# Work to do
Copy each line of the entries beneath that contains the word "chart".

# Records supplied
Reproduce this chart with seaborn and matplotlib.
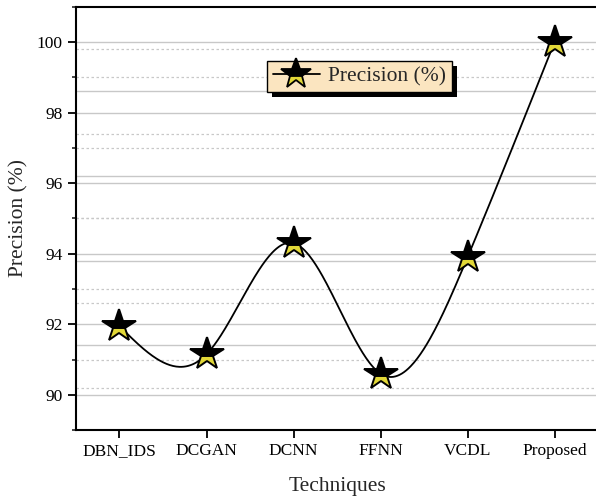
--
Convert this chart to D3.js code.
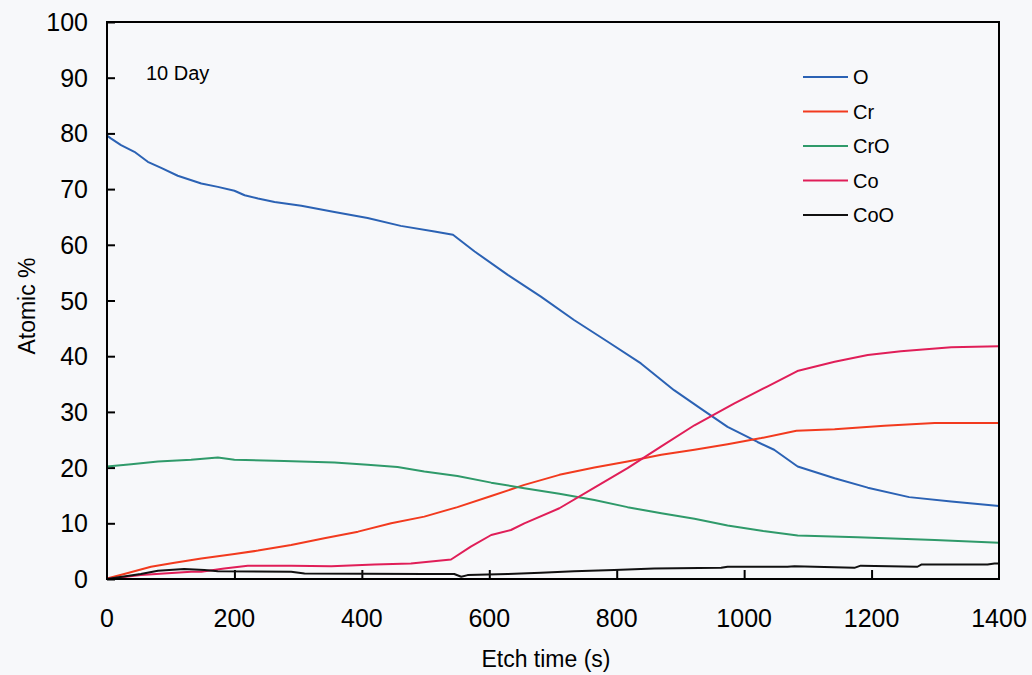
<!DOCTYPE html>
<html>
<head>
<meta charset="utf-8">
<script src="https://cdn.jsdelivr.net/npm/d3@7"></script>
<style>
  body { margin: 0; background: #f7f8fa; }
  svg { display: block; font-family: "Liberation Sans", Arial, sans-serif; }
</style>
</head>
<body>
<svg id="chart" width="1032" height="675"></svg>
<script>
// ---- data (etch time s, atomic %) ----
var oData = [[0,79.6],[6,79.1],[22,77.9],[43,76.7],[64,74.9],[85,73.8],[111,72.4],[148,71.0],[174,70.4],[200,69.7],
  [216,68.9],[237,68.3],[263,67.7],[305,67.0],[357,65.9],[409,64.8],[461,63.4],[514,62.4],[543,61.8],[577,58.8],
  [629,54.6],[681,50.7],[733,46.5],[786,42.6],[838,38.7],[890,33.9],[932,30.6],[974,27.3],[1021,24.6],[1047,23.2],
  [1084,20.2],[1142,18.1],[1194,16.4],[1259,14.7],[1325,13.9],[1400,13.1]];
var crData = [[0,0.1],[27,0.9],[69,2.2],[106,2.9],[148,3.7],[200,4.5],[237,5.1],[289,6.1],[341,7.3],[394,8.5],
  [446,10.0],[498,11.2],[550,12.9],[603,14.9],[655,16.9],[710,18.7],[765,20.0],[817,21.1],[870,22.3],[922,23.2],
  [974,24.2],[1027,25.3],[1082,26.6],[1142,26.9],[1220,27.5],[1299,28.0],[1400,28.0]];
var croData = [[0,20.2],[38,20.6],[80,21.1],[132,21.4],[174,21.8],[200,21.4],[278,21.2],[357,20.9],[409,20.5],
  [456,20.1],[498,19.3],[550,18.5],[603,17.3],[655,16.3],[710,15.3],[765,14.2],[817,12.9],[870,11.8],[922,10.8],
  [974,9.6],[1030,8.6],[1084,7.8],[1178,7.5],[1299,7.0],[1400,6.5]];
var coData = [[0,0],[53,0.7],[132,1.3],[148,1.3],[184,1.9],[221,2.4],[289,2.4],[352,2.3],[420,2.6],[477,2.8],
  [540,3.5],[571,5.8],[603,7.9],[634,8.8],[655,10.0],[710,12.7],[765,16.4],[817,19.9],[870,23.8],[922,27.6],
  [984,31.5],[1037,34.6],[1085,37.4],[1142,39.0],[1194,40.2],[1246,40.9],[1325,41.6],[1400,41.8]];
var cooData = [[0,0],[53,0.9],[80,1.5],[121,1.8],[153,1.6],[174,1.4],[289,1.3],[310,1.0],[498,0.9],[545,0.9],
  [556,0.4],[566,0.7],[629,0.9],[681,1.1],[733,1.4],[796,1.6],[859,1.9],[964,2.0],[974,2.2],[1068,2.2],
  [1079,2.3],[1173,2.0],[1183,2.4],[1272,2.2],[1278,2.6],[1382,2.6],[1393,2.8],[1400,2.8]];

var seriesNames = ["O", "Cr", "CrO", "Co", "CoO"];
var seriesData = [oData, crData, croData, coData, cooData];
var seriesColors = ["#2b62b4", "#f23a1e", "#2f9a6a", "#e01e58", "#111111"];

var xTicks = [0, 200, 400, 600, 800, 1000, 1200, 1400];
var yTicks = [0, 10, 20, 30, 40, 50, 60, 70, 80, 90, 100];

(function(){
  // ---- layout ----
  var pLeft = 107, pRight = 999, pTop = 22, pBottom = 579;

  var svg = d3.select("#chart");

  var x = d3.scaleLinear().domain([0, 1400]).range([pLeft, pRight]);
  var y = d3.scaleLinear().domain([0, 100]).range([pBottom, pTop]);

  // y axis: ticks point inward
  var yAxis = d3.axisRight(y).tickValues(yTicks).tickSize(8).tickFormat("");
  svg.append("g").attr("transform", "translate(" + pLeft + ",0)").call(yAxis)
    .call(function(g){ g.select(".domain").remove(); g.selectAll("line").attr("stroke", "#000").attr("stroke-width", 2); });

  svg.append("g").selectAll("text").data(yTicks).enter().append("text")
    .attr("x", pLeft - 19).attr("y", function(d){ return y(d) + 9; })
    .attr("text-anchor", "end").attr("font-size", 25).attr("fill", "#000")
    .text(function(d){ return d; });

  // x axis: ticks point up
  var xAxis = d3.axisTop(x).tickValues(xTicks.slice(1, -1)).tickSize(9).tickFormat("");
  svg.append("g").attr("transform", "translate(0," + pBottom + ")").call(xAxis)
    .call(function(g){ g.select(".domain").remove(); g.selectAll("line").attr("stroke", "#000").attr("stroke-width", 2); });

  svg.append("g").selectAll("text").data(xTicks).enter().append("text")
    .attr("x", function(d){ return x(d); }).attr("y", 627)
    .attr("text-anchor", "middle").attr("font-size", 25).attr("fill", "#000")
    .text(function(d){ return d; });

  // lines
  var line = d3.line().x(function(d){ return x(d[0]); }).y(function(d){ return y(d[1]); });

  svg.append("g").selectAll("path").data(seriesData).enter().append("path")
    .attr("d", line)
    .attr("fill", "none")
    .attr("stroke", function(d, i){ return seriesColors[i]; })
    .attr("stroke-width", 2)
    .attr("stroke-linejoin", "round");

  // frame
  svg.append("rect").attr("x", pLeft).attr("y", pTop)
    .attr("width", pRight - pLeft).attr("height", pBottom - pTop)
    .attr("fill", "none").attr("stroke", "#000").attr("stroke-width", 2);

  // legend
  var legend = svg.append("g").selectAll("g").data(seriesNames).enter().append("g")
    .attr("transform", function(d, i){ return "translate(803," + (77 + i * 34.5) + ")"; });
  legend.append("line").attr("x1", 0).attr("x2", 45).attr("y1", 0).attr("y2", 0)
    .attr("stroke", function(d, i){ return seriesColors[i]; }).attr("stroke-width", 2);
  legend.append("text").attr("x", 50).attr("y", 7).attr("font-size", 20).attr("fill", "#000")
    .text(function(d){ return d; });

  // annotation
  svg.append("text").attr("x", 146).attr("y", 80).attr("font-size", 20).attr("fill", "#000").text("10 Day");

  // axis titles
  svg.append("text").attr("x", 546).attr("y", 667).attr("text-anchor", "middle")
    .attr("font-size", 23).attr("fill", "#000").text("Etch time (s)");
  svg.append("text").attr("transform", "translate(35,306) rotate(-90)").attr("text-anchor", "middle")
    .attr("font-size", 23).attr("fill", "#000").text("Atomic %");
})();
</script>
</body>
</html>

# Reply
Reproduce this chart with seaborn and matplotlib.
Convert this chart to D3.js code.
<svg id="chart" width="1032" height="675"></svg>
  var svg = d3.select("#chart");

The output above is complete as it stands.